12. Repelling the argument of the examinees counsel, it was held that in the case of Lucknow Development Authority, the nature of the functions of the said Authority was commercial and, therefore, the said Authority was a supplier of service and the persons availing such service a consumer. It was held that in the case of School Examination Board, no commercial, professional or service oriented activity was involved and hence the said Board could not be said to be provider of service and examinee a consumer.
13. From the judgment of the Honble Supreme Court in Bihar School Examination Board supra, it is clear that where a statutory function is performed by a statutory body and such function is not in the nature of a commercial, professional or service oriented activity, the same cannot be termed to be a service within the meaning of section 2(1) (o) of the Consumer Protection Act, 1986 and the Consumer Fora cannot entertain disputes pertaining to such statutory functions.
14. The case on hand stands on the footing of the aforesaid case of Bihar School Examination Board.
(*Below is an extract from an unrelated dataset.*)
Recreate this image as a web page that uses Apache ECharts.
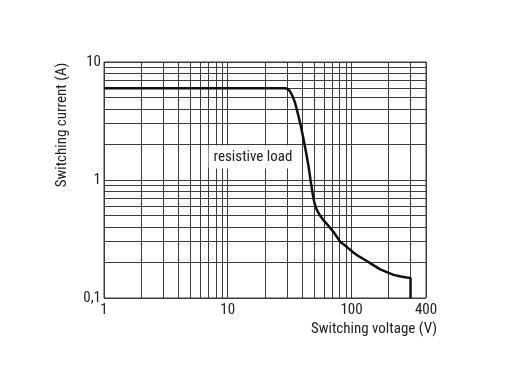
<!DOCTYPE html>
<html>
<head>
<meta charset="utf-8">
<script src="https://cdn.jsdelivr.net/npm/echarts@6/dist/echarts.min.js"></script>
<style>
html,body{margin:0;padding:0;background:#fff;}
#chart{width:519px;height:385px;}
</style>
</head>
<body>
<div id="chart"></div>
<script>
// Data
const curveVoltage = [1, 29, 30, 31, 32, 33.5, 35, 37, 39, 41, 43, 45, 47, 48.5, 50, 52, 55, 60, 65, 72, 81, 92, 104, 115, 129, 150, 171, 195, 219, 250, 280, 300, 300];
const curveCurrent = [6, 6, 5.97, 5.85, 5.6, 5.1, 4.5, 3.6, 2.85, 2.2, 1.7, 1.3, 0.95, 0.77, 0.65, 0.57, 0.51, 0.45, 0.41, 0.36, 0.30, 0.27, 0.242, 0.225, 0.21, 0.19, 0.175, 0.165, 0.157, 0.152, 0.149, 0.148, 0.1];
const xGridValues = [2,3,4,5,6,7,8,9,20,30,40,50,60,70,80,90,200,300];
const yGridValues = [0.2,0.3,0.4,0.5,0.6,0.7,0.8,0.9,2,3,4,5,6,7,8,9];
const xRange = [1, 400];
const yRange = [0.1, 10];
const xAxisTitle = 'Switching voltage (V)';
const yAxisTitle = 'Switching current (A)';
const annotation = 'resistive load';

const FONT = "'Liberation Sans Narrow', 'Roboto Condensed', 'Arial Narrow', Roboto, sans-serif";
const TXT = '#222';
const GRID = '#3c3c3c';

const chart = echarts.init(document.getElementById('chart'));
const markData = xGridValues.map(v => ({xAxis: v})).concat(yGridValues.map(v => ({yAxis: v})));

chart.setOption({
  animation: false,
  backgroundColor: '#fff',
  grid: {left: 104, right: 93, top: 62, bottom: 87, show: true, borderColor: GRID, borderWidth: 1, backgroundColor: 'transparent'},
  xAxis: {
    type: 'log', logBase: 10, min: xRange[0], max: xRange[1],
    axisLine: {show: false}, axisTick: {show: false},
    splitLine: {show: true, lineStyle: {color: GRID, width: 1}},
    axisLabel: {color: TXT, fontSize: 15, fontFamily: FONT, margin: 5, showMaxLabel: true, showMinLabel: true,
      formatter: v => String(Math.round(v))}
  },
  yAxis: {
    type: 'log', logBase: 10, min: yRange[0], max: yRange[1],
    axisLine: {show: false}, axisTick: {show: false},
    splitLine: {show: true, lineStyle: {color: GRID, width: 1}},
    axisLabel: {color: TXT, fontSize: 15, fontFamily: FONT, margin: 3,
      formatter: v => String(+v.toPrecision(3)).replace('.', ',')}
  },
  series: [{
    type: 'line',
    data: curveVoltage.map((v, i) => [v, curveCurrent[i]]),
    showSymbol: false, symbol: 'none',
    lineStyle: {color: '#111', width: 2.5},
    z: 5,
    markLine: {
      silent: true, symbol: ['none', 'none'], label: {show: false},
      lineStyle: {color: GRID, width: 1, type: 'solid'},
      emphasis: {disabled: true},
      data: markData,
      z: 1
    }
  }],
  graphic: [
    {type: 'text', x: 62, y: 125, rotation: Math.PI / 2, z: 100,
      style: {text: yAxisTitle, fill: TXT, font: '15px ' + FONT, textAlign: 'center', textVerticalAlign: 'middle'}},
    {type: 'text', x: 437, y: 329, z: 100,
      style: {text: xAxisTitle, fill: TXT, font: '15px ' + FONT, textAlign: 'right', textVerticalAlign: 'middle'}},
    {type: 'text', x: 253, y: 157, z: 100,
      style: {text: annotation, fill: TXT, font: '15px ' + FONT, textAlign: 'center', textVerticalAlign: 'middle',
        backgroundColor: '#fff', padding: [4, 5]}}
  ]
});
</script>
</body>
</html>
Municipal Corporation, which has been constituted under Himachal Pradesh Municipal Corporation Act, 1994, has been assigned the job of Building regulation, vide chapter XIV of the Act. It has been charged with the duty of sanctioning plans, vide Section 247 of the Act, which forms part of the aforesaid chapter-XIV. Of course, it is provided in Section 247, that the Municipal Corporation shall grant or refuse the sanction within 60 days, but that does not mean that in case it fails to convey sanction or refusal within the aforesaid period, the person concerned can seek remedy under the Consumer Protection Act, 1986. The person submitting plan simply approaches the Municipal Corporation for exercise of its statutory duty, by paying prescribed fee. By paying fee, the person concerned does not become a consumer.
15. Above stated position apart, complainant cannot be heard to say that he has suffered any pecuniary loss or has been subjected to harassment on account of opposite partys failure to sanction the plan within 60 days, the period prescribed in Section 247. Reason is that section 247 itself provides, that in case refusal is not conveyed within 60 days of the receipt of the plan, it is to be deemed that sanction has been accorded and the person concerned is free to commence construction.
16. In view of the above stated position, we accept the appeal filed by the opposite parties, i.e. F.A. No.32/2010, dismiss the appeal filed by the complainant, i.e. F.A. No.44/2010 and consequently the complaint is also dismissed.
17. This order be placed on the record of F.A. No.32/2010 and its authenticated copy, on the record of the second appeal filed by the complainant, i.e. F.A. No.44/2010.
18. One copy of this order be sent to each of the parties, free of cost, as per Rules.
(Justice Surjit Singh) President (Chander Shekhar Sharma) Member (Prem Chauhan) Member March 29, 2012.
N Mehta) [1] Whether reporters of the local papers may be allowed to see the order?